L’opulence, il en est question dès les premières minutes du long-métrage lorsque plusieurs clients d’un bar local se lancent dans un concours d’ingestion de nourriture. L’instigateur, un directeur de supermarché use alors du stock d’œufs acheté en quantité. Dès lors, Naruse s’interroge à sa manière sur l’évolution en cours dans le pays, influencée lors des années d’occupation par le géant américain. Les premiers plans passent d’un paysage rural aux allures obsolètes aux lumières d’une ville aux commerces tranquilles, menacées par l’ombre rutilante d’un supermarché en expansion. Le cinéaste alerte sur l’avenir ou plutôt dresse un constat cynique dans un décor prêt à imploser. Autrefois il s’épanchait sur des couples qui se délitaient. Il le fait ici encore une fois mais raccorde cette descente aux enfers à celle vécue par les magasins locaux, à commencer par celui de Reiko. Que ce soit pour la jeune femme ou pour les habitants du quartier, pour leur vie professionnelle ou sentimentale, tenir bon avec ses convictions ou accepter le changement telle est la question, certes stéréotypée mais amenée par Naruse avec finesse. Reiko se conforme à l’image de la société nippone, peu encline au changement, ancrée dans des traditions immuables, quitte à choir. Hors sortir du déni pour les uns et les autres, conduit inéluctablement au drame à l’image du suicide tragique de ce commerçant en faillite. Certains au contraire accepteront le changement comme ce jeune couple certes idéaliste à l’excès qui décidera de quitter ce gouffre en expansion pour un Eldorado espéré.
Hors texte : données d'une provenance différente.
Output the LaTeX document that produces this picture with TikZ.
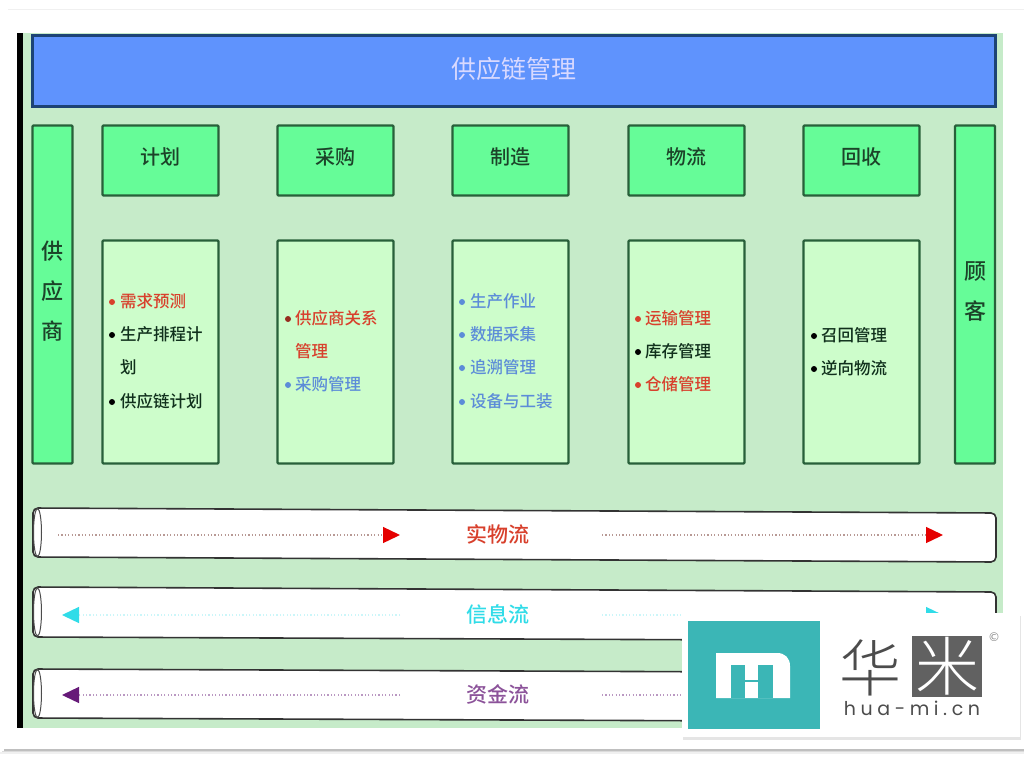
\documentclass[tikz,border=0pt]{standalone}
\usepackage{fontspec}
\setmainfont{Noto Sans CJK SC}
\newfontfamily\thinfont{Noto Sans CJK SC Light}
\newfontfamily\midfont{Noto Sans CJK SC Medium}
\newfontfamily\latinfont[LetterSpace=24]{Poppins}
\newfontfamily\markfont{DejaVu Sans}
\usetikzlibrary{arrows.meta,shadows}
\definecolor{panelgreen}{HTML}{C6EBC9}
\definecolor{headgreen}{HTML}{66FC98}
\definecolor{itemgreen}{HTML}{CDFDCB}
\definecolor{edgegreen}{HTML}{28603A}
\definecolor{bannerblue}{HTML}{5F93FD}
\definecolor{itemred}{HTML}{D8402C}
\definecolor{itemblue}{HTML}{5C8CD8}
\definecolor{itemblack}{HTML}{10301C}
\definecolor{flowcyan}{HTML}{30DCE8}
\definecolor{flowpurple}{HTML}{661A78}
\definecolor{logoteal}{HTML}{3BB6B6}
\tikzset{
  headbox/.style={draw=edgegreen,line width=2.2pt,fill=headgreen,rounded corners=1pt,minimum width=116pt,minimum height=70pt,font=\midfont\fontsize{20}{24}\selectfont,text=edgegreen!70!black,text depth=9pt},
  listbox/.style={draw=edgegreen,line width=2.2pt,fill=itemgreen,rounded corners=1pt,minimum width=116pt,minimum height=223pt},
  sidebox/.style={draw=edgegreen,line width=2.2pt,fill=headgreen,rounded corners=1pt,minimum width=40pt,minimum height=338pt,font=\midfont\fontsize{22}{40}\selectfont,text=edgegreen!70!black,align=center,text depth=8pt},
  tube/.style={draw=black!80,line width=1.6pt,fill=white,rounded corners=5pt},
  listtext/.style={anchor=west,inner sep=0pt,font=\midfont\fontsize{16.5}{20}\selectfont},
  dotmark/.style={circle,inner sep=0pt,minimum size=6pt},
  flowtext/.style={font=\midfont\fontsize{21}{24}\selectfont},
  flowline/.style={dash pattern=on 1.2pt off 2.2pt,line width=1.3pt},
}
\begin{document}
\begin{tikzpicture}[x=1pt,y=-1pt]
\useasboundingbox (0,0) rectangle (1024,768);
\fill[white] (0,0) rectangle (1024,768);
% frame of the page
\draw[black!6,line width=1pt] (8,10) -- (1024,10);
\draw[black!25,line width=1.5pt] (4,750) -- (1024,750);
\draw[black!14,line width=1.5pt] (2,751.5) -- (1024,751.5);
\draw[black!6,line width=2pt] (0,753) -- (1024,753);
\fill[panelgreen] (17,33) rectangle (1003,728);
\fill[black] (17,33) rectangle (23,728);
% top row
\node[draw=edgegreen!70!blue,line width=2.2pt,fill=bannerblue,minimum width=963pt,minimum height=71pt,text=blue!15!white,font=\fontsize{25}{30}\selectfont,text depth=6pt] (banner) at (514,71) {供应链管理};
\node[sidebox] (supplier) at (52.5,294.5) {供\\应\\商};
\node[sidebox] (customer) at (975,294.5) {顾\\客};
\node[headbox] (plan) at (160.5,160.5) {计划};
\node[headbox] (buy) at (335.5,160.5) {采购};
\node[headbox] (make) at (510.5,160.5) {制造};
\node[headbox] (ship) at (686.5,160.5) {物流};
\node[headbox] (back) at (861.5,160.5) {回收};
\node[listbox] (planlist) at (160.5,352) {};
\node[listbox] (buylist) at (335.5,352) {};
\node[listbox] (makelist) at (510.5,352) {};
\node[listbox] (shiplist) at (686.5,352) {};
\node[listbox] (backlist) at (861.5,352) {};
% plan
\node[dotmark,fill=itemred] (d1) at (112,302) {};
\node[listtext,text=itemred] (t1) at (120,301) {需求预测};
\node[dotmark,fill=black] (d2) at (112,335) {};
\node[listtext,text=itemblack] (t2) at (120,334) {生产排程计};
\node[listtext,text=itemblack] (t2b) at (120,367) {划};
\node[dotmark,fill=black] (d3) at (112,402) {};
\node[listtext,text=itemblack] (t3) at (120,401) {供应链计划};
% buy
\node[dotmark,fill=itemred!70!black] (d4) at (288,319) {};
\node[listtext,text=itemred] (t4) at (295,318) {供应商关系};
\node[listtext,text=itemred] (t4b) at (295,351) {管理};
\node[dotmark,fill=itemblue] (d5) at (288,385) {};
\node[listtext,text=itemblue] (t5) at (295,384) {采购管理};
% make
\node[dotmark,fill=itemblue] (d6) at (462,302) {};
\node[listtext,text=itemblue] (t6) at (470,301) {生产作业};
\node[dotmark,fill=itemblue] (d7) at (462,335) {};
\node[listtext,text=itemblue] (t7) at (470,334) {数据采集};
\node[dotmark,fill=itemblue] (d8) at (462,368) {};
\node[listtext,text=itemblue] (t8) at (470,367) {追溯管理};
\node[dotmark,fill=itemblue] (d9) at (462,402) {};
\node[listtext,text=itemblue] (t9) at (470,401) {设备与工装};
% ship
\node[dotmark,fill=itemred] (d10) at (638,319) {};
\node[listtext,text=itemred] (t10) at (645,318) {运输管理};
\node[dotmark,fill=black] (d11) at (638,352) {};
\node[listtext,text=itemblack] (t11) at (645,351) {库存管理};
\node[dotmark,fill=itemred] (d12) at (638,385) {};
\node[listtext,text=itemred] (t12) at (645,384) {仓储管理};
% back
\node[dotmark,fill=black] (d13) at (814,336) {};
\node[listtext,text=itemblack] (t13) at (821,335) {召回管理};
\node[dotmark,fill=black] (d14) at (814,369) {};
\node[listtext,text=itemblack] (t14) at (821,368) {逆向物流};
% flows
\draw[tube] (33,508) -- (996,513) -- (996,562) -- (33,557) -- cycle;
\draw[tube] (33,587) -- (996,592) -- (996,641) -- (33,637) -- cycle;
\draw[tube] (33,669) -- (996,673) -- (996,722) -- (33,718) -- cycle;
\draw[black!70,line width=1pt] (37.5,532.5) ellipse (4 and 24);
\draw[black!70,line width=1pt] (37.5,612) ellipse (4 and 24);
\draw[black!70,line width=1pt] (37.5,693.5) ellipse (4 and 24);
\node[flowtext,text=itemred] (real) at (498,534) {实物流};
\node[flowtext,text=flowcyan] (info) at (498,614) {信息流};
\node[flowtext,text=flowpurple!75] (cash) at (498,694) {资金流};
\coordinate (r1) at (58,535);
\coordinate (r2) at (400,535);
\coordinate (r3) at (602,535);
\coordinate (r4) at (943,535);
\coordinate (i1) at (400,615);
\coordinate (i2) at (62,615);
\coordinate (i3) at (602,615);
\coordinate (i4) at (943,615);
\coordinate (c1) at (400,695);
\coordinate (c2) at (62,695);
\coordinate (c3) at (602,695);
\coordinate (c4) at (943,695);
\draw[flowline,draw=itemred!45!black!45,-{Triangle[length=17pt,width=16pt,color=red!90!black]}] (r1) -- (r2);
\draw[flowline,draw=itemred!45!black!45,-{Triangle[length=17pt,width=16pt,color=red!90!black]}] (r3) -- (r4);
\draw[flowline,draw=flowcyan!25,-{Triangle[length=17pt,width=16pt,color=flowcyan]}] (i1) -- (i2);
\draw[flowline,draw=flowcyan!25,-{Triangle[length=17pt,width=16pt,color=flowcyan]}] (i3) -- (i4);
\draw[flowline,draw=flowpurple!45,-{Triangle[length=17pt,width=16pt,color=flowpurple]}] (c1) -- (c2);
\draw[flowline,draw=flowpurple!45,-{Triangle[length=17pt,width=16pt,color=flowpurple]}] (c3) -- (c4);
% logo card
\fill[white,drop shadow={shadow xshift=1pt,shadow yshift=-3pt,opacity=.2}] (682,613) rectangle (1020,737);
\fill[logoteal] (688,621) rectangle (820,729);
\fill[white] (716,698) -- (716,653) -- (777,653) .. controls (785,653) and (790,658) .. (790,666) -- (790,698) -- cycle;
\fill[logoteal] (731,665) rectangle (745,698);
\fill[logoteal] (758,665) rectangle (773,698);
\fill[logoteal] (745,680) rectangle (758,682);
\fill[black!62] (912,636) rectangle (982,697);
\node[text=black!70,inner sep=0pt,font=\thinfont\fontsize{62}{64}\selectfont] (hua) at (870,668) {华};
\node[text=white,inner sep=0pt,font=\thinfont\fontsize{64}{66}\selectfont] (mi) at (947,666) {米};
\node[text=black!70,inner sep=0pt,font=\latinfont\fontsize{19}{22}\selectfont] (site) at (912,708) {hua-mi.cn};
\node[text=black!45,inner sep=0pt,font=\markfont\fontsize{12}{12}\selectfont] (reg) at (994,637) {©};
\end{tikzpicture}
\end{document}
Cet Eldorado, Reiko et son beau-frère Koji s’y refusent. L’une préféra ne pas refaire sa vie pour mieux s’occuper des affaires courantes quand l’autre déclina une ascension professionnelle évidente, fort d’un diplôme peu courant à l’époque. A partir de ce postulat, Naruse instille les graines de son mélodrame, aussi bien par le tableau esquissé des deux protagonistes que par les différentes situations visant à décrire leur relation, amour rendu impossible par leurs deux caractères inamovibles.
Ainsi Reiko incarne cette femme dévouée chère au cinéaste, balayant l’amour de son beau-frère jugé à l’époque si ce n’est immoral du moins contre-nature. Pourtant Naruse souligne ses convictions chancelantes, son visage se trouble à l’idée d’une liaison entretenue par Koji, ou le fait de retourner encore et encore la photo de son mari défunt comme pour tourner la page.
Koji, quant à lui, n’a rien de l’amoureux transi ordinaire, plutôt de l’amant passionné, autodestructeur, incapable de se fixer mais qui se stabilisera un temps en travaillant d’arrache-pied et en planifiant une politique à long-terme pour l’entreprise familiale.
Les personnages solidement exposés, Naruse peut alors s’en donner à cœur joie pour nous conter cette relation toxique, quasi œdipienne, vouée à l’échec en raison des failles et rigidités psychologiques évoquées plus tôt, même s’il laisse entrevoir la lumière par interstices, aidé dans son entreprise par la maîtrise de la photographie de l’ensemble. Pour rythmer sa narration, le cinéaste alterne les séquences génériques, moments à répétition du quotidien qu’il affectionne tant, tous si semblables et pourtant teintés de nuances marquant la progression des relations entretenues.
Il y a bien évidemment les longues promenades durant lesquelles Koji et Reiko cherchent à se cerner à se trouver pour finir par se déchirer. Les repas, autre spécificité du metteur en scène ; Reiko se pare d’attention comme pour un fils puis pour un époux lors de sa préparation, veillant tard au retour de Koji pour finir par partager une imitation de dîner conjugal. Mais dans Une femme dans la tourmente ce sont deux autres scènes qui interpellent par leur justesse. D’une part, les appels téléphoniques, appels au secours marquant aussi bien le doute, la colère ou le désespoir définissant chaque temps du long-métrage. D’autre part, Naruse fait montre de son savoir-faire lors d’une séance de séduction dans un wagon, rétrécissant l’espace au fil des minutes, tandis que ses acteurs s’aguichent, s’apprivoisent, se domestiquent.
Tragédie opposant la raison d’un Corneille à la folie passionnelle d’un Racine, Une femme dans la tourmente s’impose comme le mélodrame type de son auteur, même s’il n’atteint pas les cimes de Nuages flottants, dresse avec subtilité un amalgame entre impossible progrès pour la femme comme pour la société dans laquelle elle évolue.
Film japonais de Mikio Naruse avec Hideo Takamine, Yûsô Kayama, Misukô Kusabe. Durée 1h38. 1964.